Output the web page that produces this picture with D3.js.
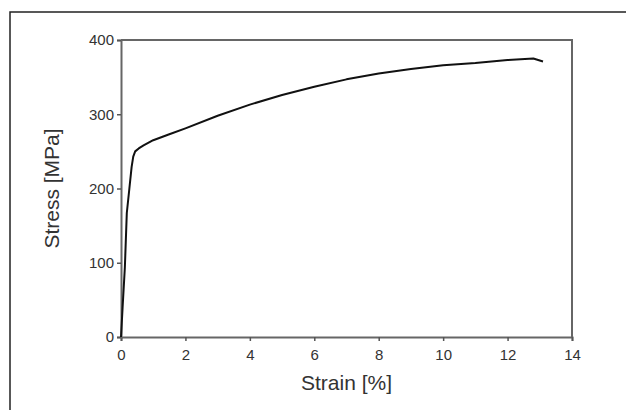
<!DOCTYPE html>
<html>
<head>
<meta charset="utf-8">
<script src="https://cdn.jsdelivr.net/npm/d3@7"></script>
<style>
  body { margin: 0; background: #fff; }
  svg { display: block; }
  text { font-family: "Liberation Sans", Arial, sans-serif; fill: #333; }
</style>
</head>
<body>
<svg id="chart" width="626" height="410"></svg>
<script>
// strain [%] vs stress [MPa]
const strain = [0, 0.05, 0.12, 0.18, 0.26, 0.33, 0.38, 0.44, 0.55, 0.7, 1, 1.5, 2, 3, 4, 5, 6, 7, 8, 9, 10, 11, 12, 12.8, 13.1]
const stress = [0, 40, 94, 167, 200, 229, 243, 250, 254, 258, 265, 273, 281, 298, 313, 326, 337, 347, 355, 361, 366, 369, 373, 375, 371]

const xTicks = [0, 2, 4, 6, 8, 10, 12, 14]
const yTicks = [0, 100, 200, 300, 400]

const svg = d3.select('#chart')
const W = 626, H = 410
const plot = { left: 121, top: 40, right: 572, bottom: 337 }

// outer frame (top and left only)
svg.append('path')
  .attr('d', `M10,${H} L10,12 L${W},12`)
  .attr('fill', 'none')
  .attr('stroke', '#222')
  .attr('stroke-width', 1.5)

const x = d3.scaleLinear([0, 14], [plot.left, plot.right])
const y = d3.scaleLinear([0, 400], [plot.bottom, plot.top])

// plot box top + right
svg.append('path')
  .attr('d', `M${plot.left},${plot.top} L${plot.right},${plot.top} L${plot.right},${plot.bottom}`)
  .attr('fill', 'none')
  .attr('stroke', '#666')
  .attr('stroke-width', 2)

const xAxis = svg.append('g')
  .attr('transform', `translate(0,${plot.bottom})`)
  .call(d3.axisBottom(x).tickValues(xTicks).tickSize(4).tickPadding(8).tickFormat(d3.format('d')))
const yAxis = svg.append('g')
  .attr('transform', `translate(${plot.left},0)`)
  .call(d3.axisLeft(y).tickValues(yTicks).tickSize(4).tickPadding(3).tickFormat(d3.format('d')))

;[xAxis, yAxis].forEach(g => {
  g.select('.domain').attr('stroke', '#666').attr('stroke-width', 2)
  g.selectAll('.tick line').attr('stroke', '#555').attr('stroke-width', 1.5)
  g.selectAll('.tick text')
    .attr('fill', '#333')
    .style('font-family', '"Liberation Sans", Arial, sans-serif')
    .style('font-size', '15px')
})

// curve
const pts = strain.map((s, i) => [s, stress[i]])
svg.append('path')
  .datum(pts)
  .attr('d', d3.line().x(d => x(d[0])).y(d => y(d[1])))
  .attr('fill', 'none')
  .attr('stroke', '#111')
  .attr('stroke-width', 2)
  .attr('stroke-linejoin', 'round')

// axis titles
svg.append('text')
  .attr('x', (plot.left + plot.right) / 2)
  .attr('y', 390)
  .attr('text-anchor', 'middle')
  .style('font-size', '21px')
  .text('Strain [%]')

svg.append('text')
  .attr('transform', `translate(59,${(plot.top + plot.bottom) / 2}) rotate(-90)`)
  .attr('text-anchor', 'middle')
  .style('font-size', '21px')
  .text('Stress [MPa]')
</script>
</body>
</html>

+ + + + +

**EXERCISE PROMPT**
Extract the full listing above verbatim; pictures are to be left out of the copy.

**TASK SOLUTION**
Output the web page that produces this picture with D3.js.
<!DOCTYPE html>
<html>
<head>
<meta charset="utf-8">
<script src="https://cdn.jsdelivr.net/npm/d3@7"></script>
<style>
  body { margin: 0; background: #fff; }
  svg { display: block; }
  text { font-family: "Liberation Sans", Arial, sans-serif; fill: #333; }
</style>
</head>
<body>
<svg id="chart" width="626" height="410"></svg>
<script>
// strain [%] vs stress [MPa]
const strain = [0, 0.05, 0.12, 0.18, 0.26, 0.33, 0.38, 0.44, 0.55, 0.7, 1, 1.5, 2, 3, 4, 5, 6, 7, 8, 9, 10, 11, 12, 12.8, 13.1]
const stress = [0, 40, 94, 167, 200, 229, 243, 250, 254, 258, 265, 273, 281, 298, 313, 326, 337, 347, 355, 361, 366, 369, 373, 375, 371]

const xTicks = [0, 2, 4, 6, 8, 10, 12, 14]
const yTicks = [0, 100, 200, 300, 400]

const svg = d3.select('#chart')
const W = 626, H = 410
const plot = { left: 121, top: 40, right: 572, bottom: 337 }

// outer frame (top and left only)
svg.append('path')
  .attr('d', `M10,${H} L10,12 L${W},12`)
  .attr('fill', 'none')
  .attr('stroke', '#222')
  .attr('stroke-width', 1.5)

const x = d3.scaleLinear([0, 14], [plot.left, plot.right])
const y = d3.scaleLinear([0, 400], [plot.bottom, plot.top])

// plot box top + right
svg.append('path')
  .attr('d', `M${plot.left},${plot.top} L${plot.right},${plot.top} L${plot.right},${plot.bottom}`)
  .attr('fill', 'none')
  .attr('stroke', '#666')
  .attr('stroke-width', 2)

const xAxis = svg.append('g')
  .attr('transform', `translate(0,${plot.bottom})`)
  .call(d3.axisBottom(x).tickValues(xTicks).tickSize(4).tickPadding(8).tickFormat(d3.format('d')))
const yAxis = svg.append('g')
  .attr('transform', `translate(${plot.left},0)`)
  .call(d3.axisLeft(y).tickValues(yTicks).tickSize(4).tickPadding(3).tickFormat(d3.format('d')))

;[xAxis, yAxis].forEach(g => {
  g.select('.domain').attr('stroke', '#666').attr('stroke-width', 2)
  g.selectAll('.tick line').attr('stroke', '#555').attr('stroke-width', 1.5)
  g.selectAll('.tick text')
    .attr('fill', '#333')
    .style('font-family', '"Liberation Sans", Arial, sans-serif')
    .style('font-size', '15px')
})

// curve
const pts = strain.map((s, i) => [s, stress[i]])
svg.append('path')
  .datum(pts)
  .attr('d', d3.line().x(d => x(d[0])).y(d => y(d[1])))
  .attr('fill', 'none')
  .attr('stroke', '#111')
  .attr('stroke-width', 2)
  .attr('stroke-linejoin', 'round')

// axis titles
svg.append('text')
  .attr('x', (plot.left + plot.right) / 2)
  .attr('y', 390)
  .attr('text-anchor', 'middle')
  .style('font-size', '21px')
  .text('Strain [%]')

svg.append('text')
  .attr('transform', `translate(59,${(plot.top + plot.bottom) / 2}) rotate(-90)`)
  .attr('text-anchor', 'middle')
  .style('font-size', '21px')
  .text('Stress [MPa]')
</script>
</body>
</html>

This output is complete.